Il ne l’est plus ! Les veines saphènes ne sont pas les seuls tuyaux disponibles pour un pontage, des alternatives techniques existent et une veine variqueuse, de toute façon, n’est pas un greffon de très grande qualité. La pratique par ailleurs démontre que la pénurie en la matière reste exceptionnelle. Elle est quasiment nulle pour les pontages des artères du cœur (les coronaires) qui font appel davantage aujourd’hui à des petites artères situées en arrière du sternum : les artères mammaires ou à des artères du bras qu’on prélève (radiale par exemple). Celles-ci sont des greffons de qualité très supérieure aux saphènes (90% de perméabilité à 10 ans contre 50% aux veines). Un segment veineux supplémentaire est parfois nécessaire. A cet égard, la préservation d’un segment saphène jambier sur l’ensemble des deux membres inférieurs suffisait il y a 40 ans pour assurer l’avenir d’un cardiaque qui était à la fois variqueux des deux côtés, (susceptible donc d’être opéré de façon bilatérale) et en même temps « athéroscléreux », (susceptibles de devoir bénéficier un jour d’un pontage artériel quelconque) une situation dont l’incidence est faible, inférieure à 3% !
Cette précaution est devenue inutile : plus de 75% des patients coronariens devant bénéficier d’une revascularisation, sont aujourd’hui traités par radiologie interventionnelle, qui sans chirurgie, par voie endovasculaire permet de dilater, à l’aide d’un ballonet gonflable, les artères rétrécies et de poser des stents (petits ressorts métalliques qui les maintiennent ouvertes), une technique appelée angioplastie. De nos jours seuls les cas complexes justifiant plusieurs pontages sont confiés aux chirurgiens.
Quant à l’incidence des sujets devant bénéficier spécifiquement d’un pontage artériel de jambe, elle ne représente en consultation de phlébologie traditionnelle qu’un cas sur dix mille ! Toutes les autres artères que nous ne citerons pas ici et qui sont potentiellement l’objet de pontages, reçoivent plus volontiers des prothèses (en dacron, en téflon) que des veines. En outre les artères de jambes comme les artères iliaques dans le pelvis sont à notre époque le plus souvent recanalisées par angioplastie comme on le fait pour les artères coronaires. Pour d’autres mêmes, comme la carotide, on enlève l’obstacle in situ, par chirurgie, sans avoir besoin de le ponter. C’est dire à quel point la pénurie en greffon veineux qui fut autrefois une préoccupation, n’est plus du tout un sujet !

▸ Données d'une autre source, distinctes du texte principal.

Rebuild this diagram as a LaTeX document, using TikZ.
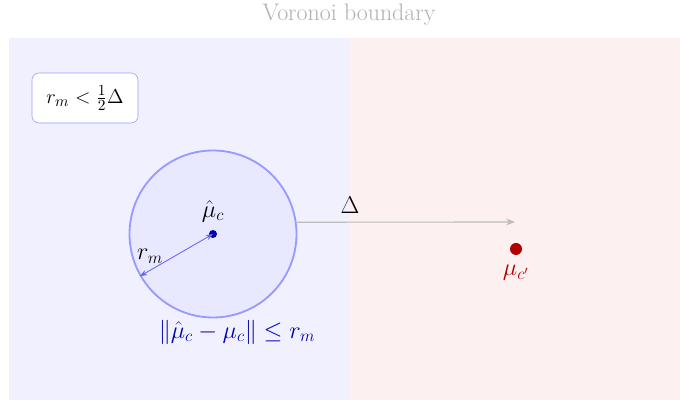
\documentclass[tikz,border=0pt]{standalone}
\usepackage{amsmath,amssymb}
\usepackage{tikz}
\usetikzlibrary{arrows.meta,positioning,calc}
\definecolor{cellA}{HTML}{F0F0FF}
\definecolor{cellB}{HTML}{FDF0F0}
\definecolor{ballfill}{HTML}{E8E8FF}
\definecolor{balledge}{HTML}{9999FF}
\definecolor{radius}{HTML}{6666EE}
\definecolor{centroid}{HTML}{0000B0}
\definecolor{other}{HTML}{B00000}
\definecolor{neutral}{HTML}{BBBBBB}
\definecolor{boundary}{HTML}{B0B0B0}
\tikzset{
  condbox/.style={draw=balledge, fill=white, rounded corners=5pt,
    minimum width=2.65cm, minimum height=1.25cm, font=\fontsize{15.5}{18}\selectfont},
  ball/.style={circle, draw=balledge, line width=1.3pt, fill=ballfill,
    minimum size=4.175cm, inner sep=0pt},
  cdot/.style={circle, fill=centroid, inner sep=0pt, minimum size=0.2cm},
  odot/.style={circle, fill=other, inner sep=0pt, minimum size=0.3cm},
  lbl/.style={font=\fontsize{16.5}{19}\selectfont},
  radarr/.style={{Stealth[length=1.8mm]}-{Stealth[length=1.8mm]}, draw=radius, semithick},
  gaparr/.style={-{Stealth[length=2.2mm]}, draw=neutral, thick}
}

\begin{document}
\begin{tikzpicture}
    \useasboundingbox (0,0) rectangle (17,10);
    % the two Voronoi cells
    \fill[cellA] (0.225,0) rectangle (8.725,9.05);
    \fill[cellB] (8.725,0) rectangle (17,9.05);
    \node[font=\fontsize{17}{20}\selectfont, text=boundary] (title) at (8.725,9.63) {Voronoi boundary};

    \node[condbox] (cond) at (2.125,7.55) {$r_m < \tfrac{1}{2}\Delta$};

    % ball around the estimated centre
    \node[ball] (ball) at (5.325,4.15) {};
    \node[cdot] (muhat) at (ball.center) {};
    \node[lbl] (muhatlbl) at (5.325,4.72) {$\hat{\mu}_c$};
    \draw[radarr] (ball.210) -- (muhat.center);
    \node[lbl] (rlbl) at (3.75,3.6) {$r_m$};
    \node[lbl, text=centroid] (bound) at (5.925,1.7) {$\|\hat{\mu}_c - \mu_c\| \leq r_m$};

    % neighbouring centre
    \coordinate (gapend) at (12.875,4.45);
    \draw[gaparr] (ball.8) -- (gapend);
    \node[lbl] (gaplbl) at (8.75,4.86) {$\Delta$};
    \node[odot] (mu2) at (12.9,3.775) {};
    \node[lbl, text=other, below=0.12cm of mu2] (mu2lbl) {$\mu_{c'}$};
  \end{tikzpicture}
\end{document}
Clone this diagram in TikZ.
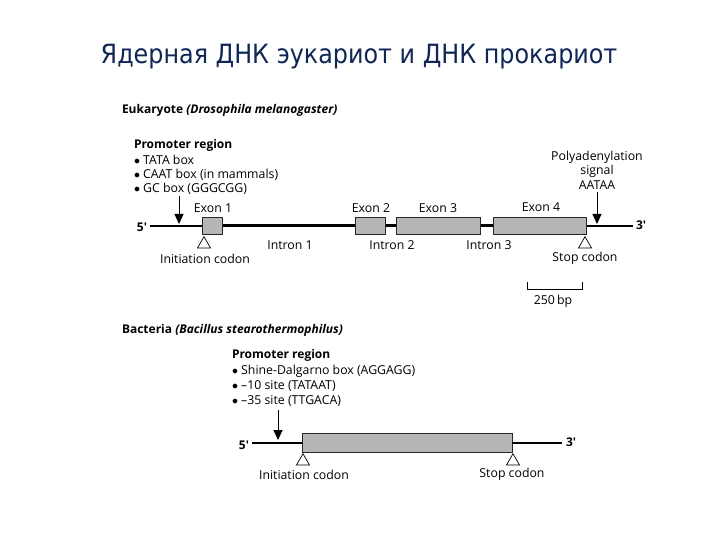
\documentclass[tikz,border=0pt]{standalone}
\usepackage{fontspec}
\setmainfont{Open Sans}
\newfontfamily\titlefont[FakeStretch=0.9]{DejaVu Sans}
\usetikzlibrary{arrows.meta,shapes.geometric}
\definecolor{titleblue}{RGB}{16,38,86}
\definecolor{exongray}{RGB}{182,182,182}
\newcommand{\mybul}{$\bullet$\ }
\newcommand{\pr}{\textquotesingle}
\tikzset{
  exonbox/.style={draw=black!85, line width=0.7pt, fill=exongray, inner sep=0pt, outer sep=0pt, minimum height=17pt},
  lbl/.style={inner sep=0pt, outer sep=0pt, font=\fontsize{12.3}{14}\selectfont},
  lblb/.style={lbl, font=\fontsize{12}{14}\selectfont\bfseries},
  codon/.style={draw=black, line width=0.7pt, fill=white, regular polygon, regular polygon sides=3, minimum size=15pt, inner sep=0pt, anchor=corner 1},
  pointer/.style={line width=1pt, -{Triangle[length=10pt,width=9pt]}},
  intron/.style={line width=3pt},
  flank/.style={line width=2pt},
  thinflank/.style={line width=1.6pt}
}
\begin{document}
\begin{tikzpicture}[x=1pt,y=-1pt]
\useasboundingbox (0,0) rectangle (720,540);
\fill[white] (0,0) rectangle (720,540);

% title
\node[text=titleblue, font=\titlefont\fontsize{26.5}{30}\selectfont, inner sep=0pt] (title) at (359,57) {Ядерная ДНК эукариот и ДНК прокариот};

% ===== Eukaryote =====
\node[lblb, anchor=west] (euk) at (122,110) {Eukaryote \textit{(Drosophila melanogaster)}};
\node[lblb, anchor=west] (prom1) at (134,145) {Promoter region};
\node[lbl, anchor=base west] (b1) at (134,164.5) {\mybul TATA box};
\node[lbl, anchor=base west] (b2) at (134,178.5) {\mybul CAAT box (in mammals)};
\node[lbl, anchor=base west] (b3) at (134,192.5) {\mybul GC box (GGGCGG)};

\coordinate (e5) at (150,226);
\coordinate (e3) at (633,226);
\path (212,226) node[exonbox, minimum width=20pt] (ex1) {}
      (370,226) node[exonbox, minimum width=30pt] (ex2) {}
      (438,226) node[exonbox, minimum width=84pt] (ex3) {}
      (539.5,226) node[exonbox, minimum width=93pt] (ex4) {};

\draw[flank] (e5) -- (ex1.west);
\draw[intron] (ex1.east) -- (ex2.west);
\draw[intron] (ex2.east) -- (ex3.west);
\draw[intron] (ex3.east) -- (ex4.west);
\draw[thinflank] (ex4.east) -- (e3);
% boxes again on top of the line ends
\path (212,226) node[exonbox, minimum width=20pt] {}
      (370,226) node[exonbox, minimum width=30pt] {}
      (438,226) node[exonbox, minimum width=84pt] {}
      (539.5,226) node[exonbox, minimum width=93pt] {};

\node[lblb, anchor=east] (p5a) at (147,227) {5\pr};
\node[lblb, anchor=west] (p3a) at (636,225) {3\pr};

\node[lbl] (lx1) at (213,208) {Exon 1};
\node[lbl] (lx2) at (371,208) {Exon 2};
\node[lbl] (lx3) at (438,208) {Exon 3};
\node[lbl] (lx4) at (541,207) {Exon 4};
\node[lbl] (li1) at (290,245) {Intron 1};
\node[lbl] (li2) at (392,245) {Intron 2};
\node[lbl] (li3) at (489,245) {Intron 3};

\coordinate (pa1) at (179,196);
\coordinate (pa2) at (179,224);
\draw[pointer] (pa1) -- (pa2);

\node[codon] (t1) at (204,236) {};
\node[lbl] (ic1) at (205,259) {Initiation codon};
\node[codon] (t2) at (585,236) {};
\node[lbl] (sc1) at (585,258) {Stop codon};

\node[lbl] (poly1) at (597,157) {Polyadenylation};
\node[lbl] (poly2) at (597,171) {signal};
\node[lbl] (poly3) at (597,185) {AATAA};
\coordinate (pb1) at (597,192);
\coordinate (pb2) at (597,224);
\draw[pointer] (pb1) -- (pb2);

% scale bar
\coordinate (s1) at (527,282);
\coordinate (s2) at (582,282);
\draw[line width=1pt] (s1) -- ++(0,7) -| (s2);
\node[lbl] (scale) at (553,301) {250\,bp};

% ===== Bacteria =====
\node[lblb, anchor=west] (bac) at (122,330) {Bacteria \textit{(Bacillus stearothermophilus)}};
\node[lblb, anchor=west] (prom2) at (232,355) {Promoter region};
\node[lbl, anchor=base west] (c1) at (232,374.5) {\mybul Shine-Dalgarno box (AGGAGG)};
\node[lbl, anchor=base west] (c2) at (232,389.5) {\mybul –10 site (TATAAT)};
\node[lbl, anchor=base west] (c3) at (232,404.5) {\mybul –35 site (TTGACA)};

\coordinate (b5) at (252,443);
\coordinate (b3e) at (562,443);
\node[exonbox, minimum width=210pt, minimum height=19pt] (gene) at (407,443) {};
\draw[line width=1.6pt] (b5) -- (gene.west);
\draw[line width=1.6pt] (gene.east) -- (b3e);
\node[lblb, anchor=east] (p5b) at (249,445) {5\pr};
\node[lblb, anchor=west] (p3b) at (566,442) {3\pr};

\coordinate (pc1) at (278,410);
\coordinate (pc2) at (278,440);
\draw[pointer] (pc1) -- (pc2);

\node[codon] (t3) at (303,453) {};
\node[lbl] (ic2) at (304,475) {Initiation codon};
\node[codon] (t4) at (513,453) {};
\node[lbl] (sc2) at (512,474) {Stop codon};
\end{tikzpicture}
\end{document}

Corollaire : Si l’évolutivité et le besoin en greffons veineux ne sont pas des arguments défendables, faut-il être alors contre les stratégies conservatrices ? Certainement pas ! Mais il convient de les utiliser de façon adaptée, à l’appui de vrais arguments et non de raisons fallacieuses. Les formes peu avancées de la maladie, notamment celles où les sujets sont des femmes jeunes, en âge de procréer, ou des sportifs assidus, restent de bonnes indications.